> Exercise details:
Retype every line from the start of the data down to and including the line with "const fmt = v". Skip the pictures.
((
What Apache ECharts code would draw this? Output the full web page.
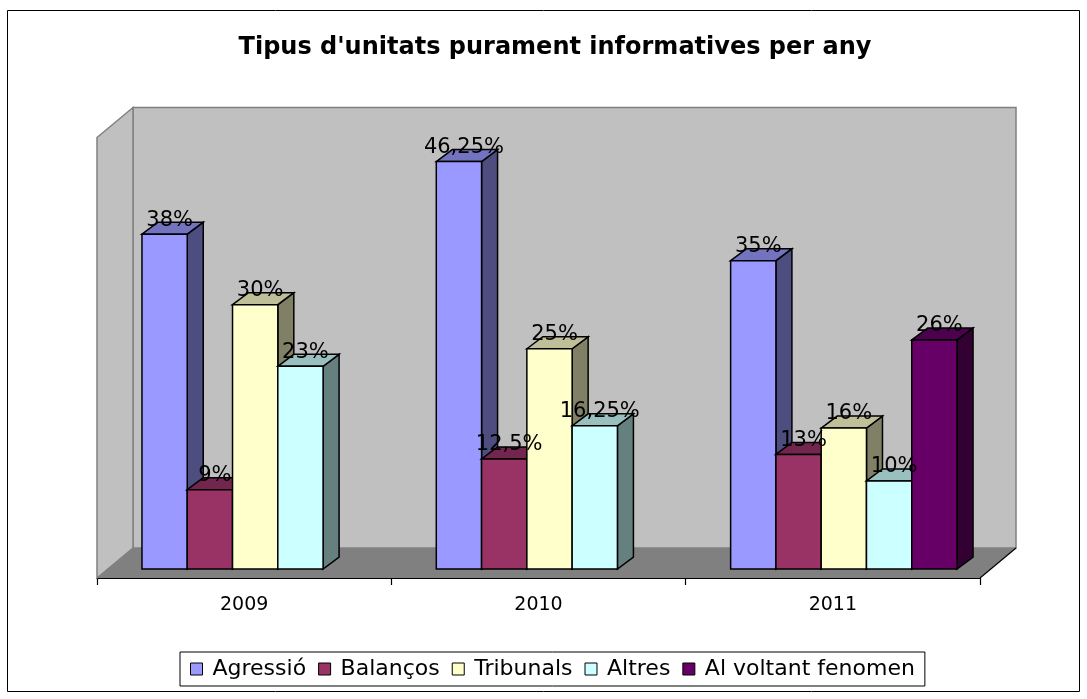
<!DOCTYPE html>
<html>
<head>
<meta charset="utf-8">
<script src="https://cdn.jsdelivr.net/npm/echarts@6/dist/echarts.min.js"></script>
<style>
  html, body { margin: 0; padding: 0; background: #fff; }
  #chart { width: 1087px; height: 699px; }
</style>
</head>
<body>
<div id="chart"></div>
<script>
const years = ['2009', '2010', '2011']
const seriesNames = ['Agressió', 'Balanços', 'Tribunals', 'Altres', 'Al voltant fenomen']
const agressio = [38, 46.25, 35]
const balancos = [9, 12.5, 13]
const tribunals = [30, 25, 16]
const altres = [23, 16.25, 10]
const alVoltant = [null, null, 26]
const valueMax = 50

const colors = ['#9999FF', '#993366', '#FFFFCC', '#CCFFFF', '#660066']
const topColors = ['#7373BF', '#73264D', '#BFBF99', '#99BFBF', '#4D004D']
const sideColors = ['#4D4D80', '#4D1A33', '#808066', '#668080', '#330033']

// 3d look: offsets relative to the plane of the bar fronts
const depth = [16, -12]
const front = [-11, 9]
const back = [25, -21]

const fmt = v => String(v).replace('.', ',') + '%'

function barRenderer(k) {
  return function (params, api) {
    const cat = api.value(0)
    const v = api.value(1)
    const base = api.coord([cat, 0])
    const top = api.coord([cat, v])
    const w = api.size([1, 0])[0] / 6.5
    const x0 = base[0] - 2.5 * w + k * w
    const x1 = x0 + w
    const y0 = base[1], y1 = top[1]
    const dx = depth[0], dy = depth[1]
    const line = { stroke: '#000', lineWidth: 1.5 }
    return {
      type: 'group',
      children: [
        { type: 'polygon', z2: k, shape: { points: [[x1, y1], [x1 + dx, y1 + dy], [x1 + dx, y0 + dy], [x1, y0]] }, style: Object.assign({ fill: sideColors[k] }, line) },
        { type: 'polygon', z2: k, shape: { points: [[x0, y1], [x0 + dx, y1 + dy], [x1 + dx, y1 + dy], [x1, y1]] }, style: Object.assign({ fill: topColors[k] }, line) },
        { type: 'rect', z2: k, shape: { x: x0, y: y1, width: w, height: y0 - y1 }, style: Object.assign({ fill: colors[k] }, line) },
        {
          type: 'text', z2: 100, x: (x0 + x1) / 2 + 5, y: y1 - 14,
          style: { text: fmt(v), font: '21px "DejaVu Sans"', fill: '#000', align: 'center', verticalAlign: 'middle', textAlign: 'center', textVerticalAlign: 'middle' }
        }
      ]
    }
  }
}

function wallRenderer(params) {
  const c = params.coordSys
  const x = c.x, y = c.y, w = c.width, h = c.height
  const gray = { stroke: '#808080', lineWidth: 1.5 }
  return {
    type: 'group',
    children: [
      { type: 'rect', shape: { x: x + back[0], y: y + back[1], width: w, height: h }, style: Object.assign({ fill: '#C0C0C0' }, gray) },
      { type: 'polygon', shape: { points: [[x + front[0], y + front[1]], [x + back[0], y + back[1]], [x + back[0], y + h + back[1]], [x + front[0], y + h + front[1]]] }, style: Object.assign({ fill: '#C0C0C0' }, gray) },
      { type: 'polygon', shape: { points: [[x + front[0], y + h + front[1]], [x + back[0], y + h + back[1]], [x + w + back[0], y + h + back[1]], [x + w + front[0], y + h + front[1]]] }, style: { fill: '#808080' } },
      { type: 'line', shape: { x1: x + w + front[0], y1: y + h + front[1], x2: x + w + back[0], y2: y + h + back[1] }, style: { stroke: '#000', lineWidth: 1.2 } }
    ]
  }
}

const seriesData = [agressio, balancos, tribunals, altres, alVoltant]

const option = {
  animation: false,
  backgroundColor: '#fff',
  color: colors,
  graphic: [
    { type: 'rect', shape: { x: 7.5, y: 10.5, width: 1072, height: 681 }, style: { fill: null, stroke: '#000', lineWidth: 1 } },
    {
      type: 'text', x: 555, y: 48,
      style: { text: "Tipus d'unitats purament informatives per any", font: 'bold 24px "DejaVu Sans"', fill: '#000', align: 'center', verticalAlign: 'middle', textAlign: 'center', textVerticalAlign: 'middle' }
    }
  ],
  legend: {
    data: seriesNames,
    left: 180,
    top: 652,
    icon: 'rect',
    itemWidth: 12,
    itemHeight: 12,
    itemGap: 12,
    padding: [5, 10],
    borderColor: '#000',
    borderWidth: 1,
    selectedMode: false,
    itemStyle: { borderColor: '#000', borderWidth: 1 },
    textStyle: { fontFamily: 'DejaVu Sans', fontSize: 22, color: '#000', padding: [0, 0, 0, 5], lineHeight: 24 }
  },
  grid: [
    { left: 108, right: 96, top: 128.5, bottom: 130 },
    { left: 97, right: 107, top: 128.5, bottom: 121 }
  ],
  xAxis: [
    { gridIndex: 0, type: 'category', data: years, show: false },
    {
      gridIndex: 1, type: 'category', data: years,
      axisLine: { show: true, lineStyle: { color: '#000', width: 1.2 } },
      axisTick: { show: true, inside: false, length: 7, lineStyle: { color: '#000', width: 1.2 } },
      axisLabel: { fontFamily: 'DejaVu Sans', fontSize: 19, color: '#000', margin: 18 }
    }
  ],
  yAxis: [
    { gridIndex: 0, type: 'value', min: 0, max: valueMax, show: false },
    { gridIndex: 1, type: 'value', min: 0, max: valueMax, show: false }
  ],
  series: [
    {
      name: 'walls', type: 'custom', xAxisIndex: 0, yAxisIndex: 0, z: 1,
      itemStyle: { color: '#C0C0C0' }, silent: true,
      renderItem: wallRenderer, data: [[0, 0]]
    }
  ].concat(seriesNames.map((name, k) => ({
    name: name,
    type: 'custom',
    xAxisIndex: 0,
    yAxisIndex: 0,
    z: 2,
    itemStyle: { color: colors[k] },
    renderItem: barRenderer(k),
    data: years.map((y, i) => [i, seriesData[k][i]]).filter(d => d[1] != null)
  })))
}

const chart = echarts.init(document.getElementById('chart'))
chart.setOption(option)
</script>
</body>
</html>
))
> Output of the task:
What Apache ECharts code would draw this? Output the full web page.
<!DOCTYPE html>
<html>
<head>
<meta charset="utf-8">
<script src="https://cdn.jsdelivr.net/npm/echarts@6/dist/echarts.min.js"></script>
<style>
  html, body { margin: 0; padding: 0; background: #fff; }
  #chart { width: 1087px; height: 699px; }
</style>
</head>
<body>
<div id="chart"></div>
<script>
const years = ['2009', '2010', '2011']
const seriesNames = ['Agressió', 'Balanços', 'Tribunals', 'Altres', 'Al voltant fenomen']
const agressio = [38, 46.25, 35]
const balancos = [9, 12.5, 13]
const tribunals = [30, 25, 16]
const altres = [23, 16.25, 10]
const alVoltant = [null, null, 26]
const valueMax = 50

const colors = ['#9999FF', '#993366', '#FFFFCC', '#CCFFFF', '#660066']
const topColors = ['#7373BF', '#73264D', '#BFBF99', '#99BFBF', '#4D004D']
const sideColors = ['#4D4D80', '#4D1A33', '#808066', '#668080', '#330033']

// 3d look: offsets relative to the plane of the bar fronts
const depth = [16, -12]
const front = [-11, 9]
const back = [25, -21]

const fmt = v => String(v).replace('.', ',') + '%'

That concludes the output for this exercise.